The Financial Times reports that Citi is to 'intensify its efforts to break free from the US government shackles', despite failing to convince the authorities that they are strong enough to stand alone without US government backing.
And Bloomberg reports that the US Treasury's refusal to sell its 34% stake in the company is 'hampering' Citi's attempts to raise the $20bn it needs to pay back its bailout. The firm would need to go into the market to sell stock to raise money to repay the Treasury, but it will not be able to do so until the government sets out how it will offload its own 7.7 billion shares.
Reuters reports that both Canadian banks CIBC and Toronto Dominion have reported quarterly profits which topped analyst estimates.

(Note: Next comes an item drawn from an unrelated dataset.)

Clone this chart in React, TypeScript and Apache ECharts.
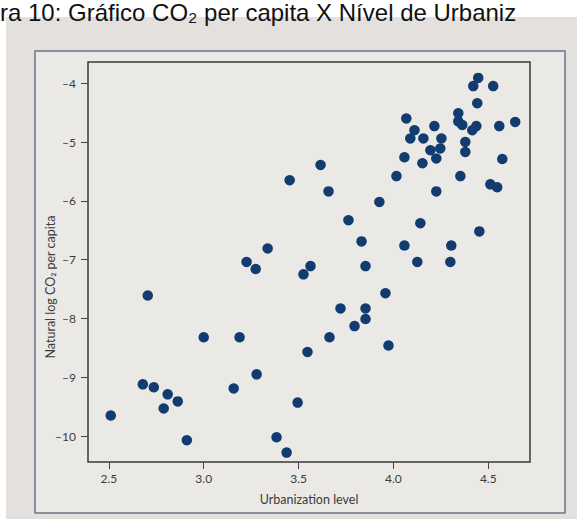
import React, { useEffect, useRef } from "react";
import * as echarts from "echarts";

const urbanization = [
  2.51, 2.705, 2.679, 2.737, 2.81, 2.863, 2.789, 2.911, 3.0, 3.189,
  3.158, 3.226, 3.274, 3.337, 3.279, 3.384, 3.437, 3.453, 3.495, 3.526,
  3.563, 3.547, 3.616, 3.658, 3.663, 3.721, 3.763, 3.795, 3.832, 3.853,
  3.853, 3.853, 3.926, 3.958, 3.974, 4.016, 4.058, 4.058, 4.068, 4.089,
  4.111, 4.126, 4.142, 4.153, 4.158, 4.195, 4.216, 4.226, 4.226, 4.247,
  4.253, 4.3, 4.305, 4.342, 4.342, 4.363, 4.353, 4.379, 4.379, 4.416,
  4.437, 4.421, 4.447, 4.442, 4.453, 4.511, 4.547, 4.526, 4.558, 4.574,
  4.642,
];
const logCO2 = [
  -9.65, -7.61, -9.12, -9.17, -9.29, -9.41, -9.53, -10.07, -8.32, -8.32,
  -9.19, -7.04, -7.16, -6.81, -8.95, -10.02, -10.28, -5.65, -9.43, -7.25,
  -7.11, -8.57, -5.39, -5.84, -8.32, -7.83, -6.33, -8.13, -6.69, -7.11,
  -7.83, -8.01, -6.02, -7.57, -8.46, -5.58, -5.26, -6.76, -4.6, -4.94,
  -4.8, -7.04, -6.38, -5.36, -4.94, -5.14, -4.73, -5.28, -5.84, -5.11,
  -4.94, -7.04, -6.76, -4.51, -4.65, -4.71, -5.58, -5.0, -5.17, -4.8,
  -4.73, -4.05, -3.91, -4.34, -6.52, -5.72, -5.77, -4.05, -4.73, -5.29,
  -4.66,
];
const xTicks = [2.5, 3.0, 3.5, 4.0, 4.5];
const yTicks = [-4, -5, -6, -7, -8, -9, -10];
const titleText = "ra 10: Gráfico CO₂ per capita X Nível de Urbaniz";
const xName = "Urbanization level";
const yName = "Natural log CO₂ per capita";

export default function App() {
  const ref = useRef<HTMLDivElement>(null);
  useEffect(() => {
    document.body.style.margin = "0";
    const chart = echarts.init(ref.current!, null, { renderer: "svg" });
    const labelFont = "Lato";
    chart.setOption({
      animation: false,
      backgroundColor: "#ffffff",
      graphic: [
        {
          type: "rect",
          shape: { x: 6, y: 17, width: 571, height: 502 },
          style: { fill: "#e3e0dd" },
          z: -10,
        },
        {
          type: "rect",
          shape: { x: 35, y: 51, width: 530, height: 462 },
          style: { fill: "#ebe9e6", stroke: "#6c7688", lineWidth: 1.5 },
          z: -9,
        },
        {
          type: "text",
          x: 0,
          y: 0,
          z: 10,
          style: {
            text: titleText,
            font: "24px 'Liberation Sans', Arial, sans-serif",
            fill: "#111111",
            verticalAlign: "top",
          },
        },
      ],
      grid: {
        left: 88,
        right: 47,
        top: 62,
        bottom: 57,
        show: true,
        borderColor: "#3a3a3a",
        borderWidth: 1.5,
        backgroundColor: "transparent",
      },
      xAxis: {
        type: "value",
        min: 2.39,
        max: 4.72,
        name: xName,
        nameLocation: "middle",
        nameGap: 31,
        nameMoveOverlap: false,
        nameTextStyle: { fontFamily: labelFont, fontSize: 12.5, color: "#3c3c3c" },
        axisLine: { show: false },
        splitLine: { show: false },
        axisTick: {
          show: true,
          length: 7,
          customValues: xTicks,
          lineStyle: { color: "#444" },
        },
        axisLabel: {
          customValues: xTicks,
          margin: 10,
          fontFamily: labelFont,
          fontSize: 12,
          color: "#3c3c3c",
          formatter: (v: number) => v.toFixed(1),
        },
      },
      yAxis: {
        type: "value",
        min: -10.44,
        max: -3.64,
        name: yName,
        nameLocation: "middle",
        nameGap: 31,
        nameMoveOverlap: false,
        nameTextStyle: {
          fontFamily: labelFont,
          fontSize: 12.5,
          color: "#3c3c3c",
          padding: [0, 50, 0, 0],
        },
        axisLine: { show: false },
        splitLine: { show: false },
        axisTick: {
          show: true,
          length: 7,
          customValues: yTicks,
          lineStyle: { color: "#444" },
        },
        axisLabel: {
          customValues: yTicks,
          margin: 12,
          fontFamily: labelFont,
          fontSize: 12,
          color: "#3c3c3c",
          formatter: (v: number) => "–" + Math.abs(v),
        },
      },
      series: [
        {
          type: "scatter",
          data: urbanization.map((x, i) => [x, logCO2[i]]),
          symbolSize: 10.5,
          itemStyle: { color: "#123c70", opacity: 1 },
        },
      ],
    });
    return () => chart.dispose();
  }, []);
  return (
    <div
      ref={ref}
      style={{ position: "absolute", left: 0, top: 0, width: 577, height: 519 }}
    />
  );
}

Profit for the three months to 31st October at CIBC came in at $613m, whilst TD's profits hit $962m in the period.
The Wall Street Journal reports that, according to legal filings reviewed by the newspaper, Raj Rajaratnam, the founder of hedge fund Galleon Group, who has been charged with securities fraud for alleged insider trading, was actually probed by US federal prosecutors over 10 years ago on suspicion of insider dealing. The probe revealed no evidence of wrongdoing, however.

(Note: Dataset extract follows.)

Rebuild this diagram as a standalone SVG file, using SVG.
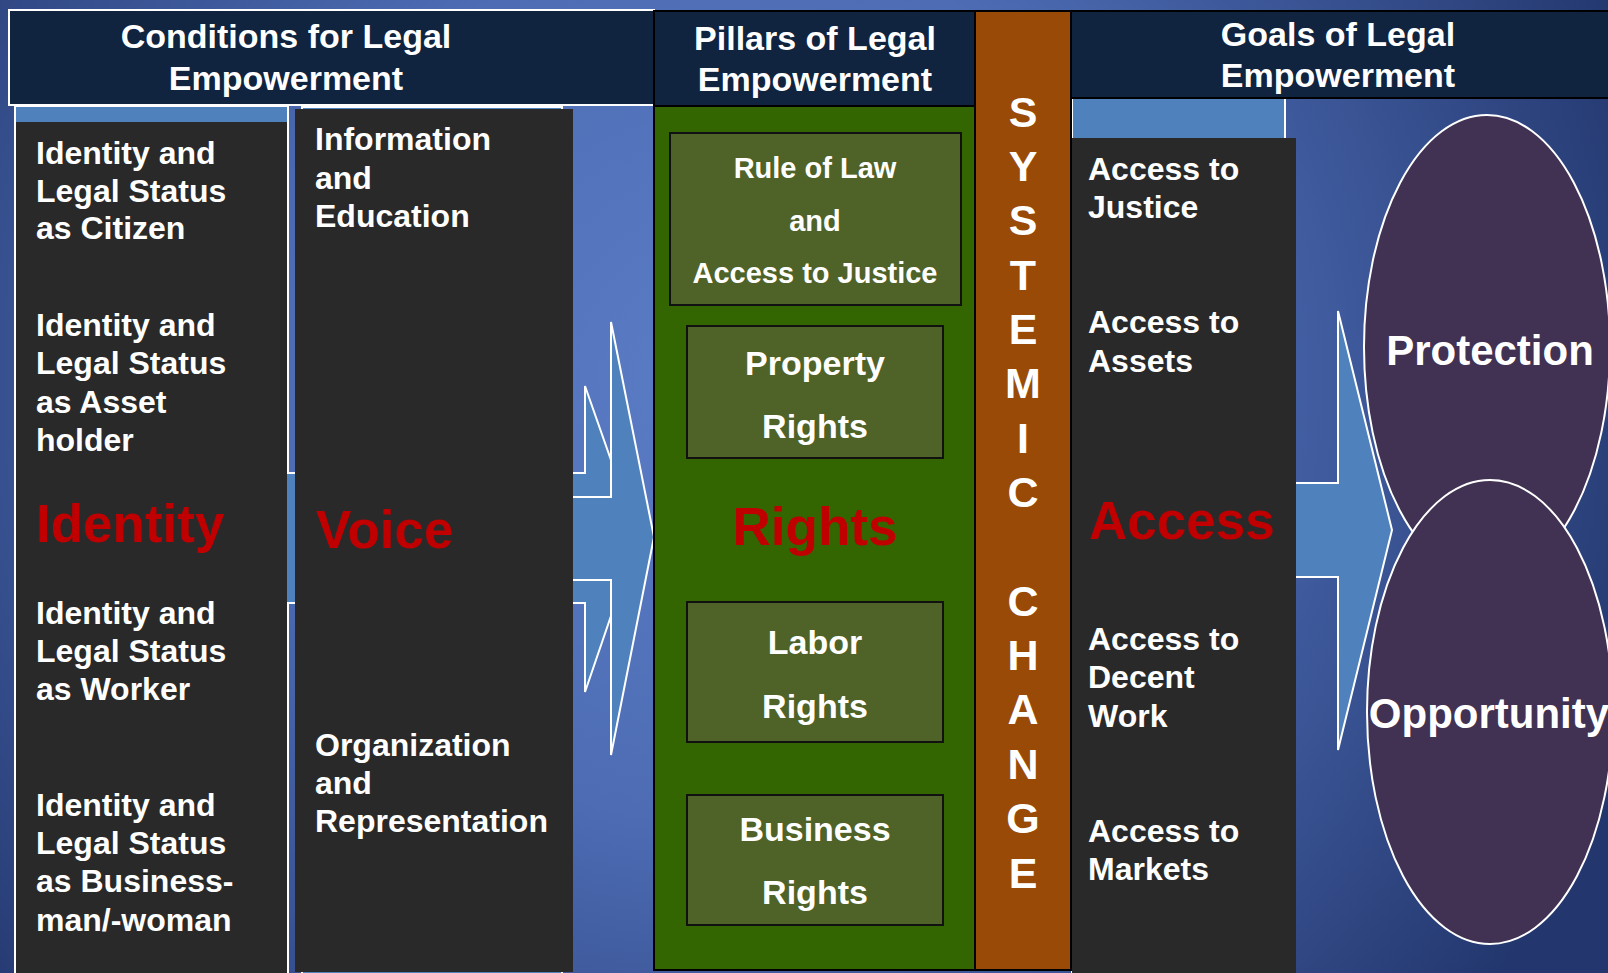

Reuters reports that bankers are cautiously optimistic about the prospects for M&A next year. Typical is Thomas Miles, from JPMorgan, who told the news agency: 'We are seeing a pickup in serious strategic discussions that would give us more optimism for 2010'.
Finally, The Times reports that, according to a report compiled by Royal Bank of Scotland's legal practices group, another 5,000 London-based lawyers could lose their jobs next year, as law firms bid to get back to pre-financial crisis levels of profitability.